Creating quite a quandary, a provision in the Obamacare law is in direct violation of existing law.
The ACA encourages companies to institute wellness programs designed to cut down on health care costs by creating healthier employees. Employees are incentivised to participate in these programs by up to a 50% reduction in out-of-pocket health care costs (premiums, deductibles and other costs), which translates into hundreds and sometimes thousands of dollars in extra annual costs for those who do not participate.
The problem is, wellness programs are in direct violation of the American’s With Disabilities Act, which prohibits medical screening as part of employment. Obamacare mandates that employees must undergo medical testing to be eligible for reduced premiums, yet federal law says this is illegal.
U.S. CEOs threaten to pull tacit Obamacare support over ‘wellness’ spat
By Sharon Begley
Major U.S. corporations have broadly supported President Barack Obama’s healthcare reform despite concerns over several of its elements, largely because it included provisions encouraging the wellness programs.

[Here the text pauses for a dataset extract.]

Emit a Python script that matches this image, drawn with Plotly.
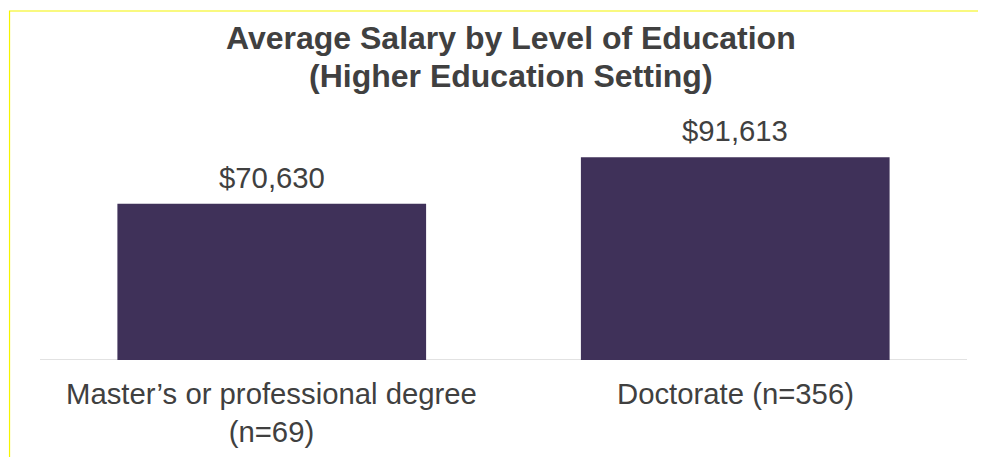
import plotly.graph_objects as go

categories = ["Master’s or professional degree", "Doctorate"]
cat_labels = ["Master’s or professional degree<br>(n=69)", "Doctorate (n=356)"]
salaries = [70630, 91613]
value_labels = ["$70,630", "$91,613"]
title_lines = ["Average Salary by Level of Education", "(Higher Education Setting)"]

# page body has an 8px default margin, so the figure is drawn 8px smaller
OFF = 8
W, H = 986 - OFF, 457 - OFF
L, R, T, B = 39.5 - OFF, 18.5, 110 - OFF, 97
PW, PH = W - L - R, H - T - B

fig = go.Figure()
fig.add_trace(go.Bar(
    x=categories, y=salaries, width=0.666,
    marker=dict(color="#3f3159", line=dict(width=0)),
    hoverinfo="skip",
))

font = "Liberation Sans, Arial, sans-serif"
txtcol = "#404040"
ann = []
for c, v, lab in zip(categories, salaries, value_labels):
    ann.append(dict(x=c, y=v, xref="x", yref="y", text=lab, showarrow=False,
                    yanchor="bottom", yshift=8,
                    font=dict(family=font, size=29.3, color=txtcol)))
for c, lab in zip(categories, cat_labels):
    ann.append(dict(x=c, y=0, xref="x", yref="y", text=lab, showarrow=False,
                    yanchor="top", yshift=-15, align="center",
                    font=dict(family=font, size=29.3, color=txtcol)))
for i, line in enumerate(title_lines):
    py = 18 - OFF + 38 * i  # pixel top of line box
    ann.append(dict(x=(511 - OFF - L) / PW, y=(H - B - py) / PH,
                    xref="paper", yref="paper",
                    xanchor="center", yanchor="top", text="<b>%s</b>" % line,
                    showarrow=False,
                    font=dict(family=font, size=32, color=txtcol)))

fig.update_layout(
    width=W, height=H,
    margin=dict(l=L, r=R, t=T, b=B, pad=0),
    paper_bgcolor="white", plot_bgcolor="white",
    showlegend=False,
    bargap=0.334,
    xaxis=dict(showticklabels=False, showgrid=False, zeroline=False,
               showline=False, ticks=""),
    yaxis=dict(range=[0, 113000], visible=False, showgrid=False, zeroline=False),
    annotations=ann,
    shapes=[
        dict(type="line", xref="paper", yref="y", x0=0, x1=1, y0=0, y1=0,
             line=dict(color="#d9d9d9", width=1.5), layer="below"),
        dict(type="rect", xref="paper", yref="paper",
             x0=(9 - OFF - L) / PW, x1=(1013 - OFF - L) / PW,
             y0=(H - B - 470) / PH, y1=(H - B - (11 - OFF)) / PH,
             line=dict(color="#f4f400", width=1.2), fillcolor="rgba(0,0,0,0)"),
    ],
)

fig.write_html("out.html")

The programs aim to control healthcare costs by reducing smoking, obesity, hypertension and other risk factors that can lead to expensive illnesses. A bipartisan provision in the 2010 healthcare reform law allows employers to reward workers who participate and penalize those who don’t.
But recent lawsuits filed by the administration’s Equal Employment Opportunity Commission (EEOC), challenging the programs at Honeywell International and two smaller companies, have thrown the future of that part of Obamacare into doubt.
The lawsuits infuriated some large employers so much that they are considering aligning themselves with Obama’s opponents, according to people familiar with the executives’ thinking.
“The fact that the EEOC sued is shocking to our members,” said Maria Ghazal, vice-president and counsel at the Business Roundtable, a group of chief executives of more than 200 large U.S. corporations. “They don’t understand why a plan in compliance with the ACA (Affordable Care Act) is the target of a lawsuit,” she said. “This is a major issue to our members.”
“There have been conversations at the most senior levels of the administration about this,” she added.
Business Roundtable members are due to meet Obama in a closed-door session on Tuesday, where they may air their concerns.
It is not clear how many members of the group, whose companies sponsor health insurance for 40 million people, are considering any action. It is also not clear if the White House can stop the EEOC from challenging wellness programs.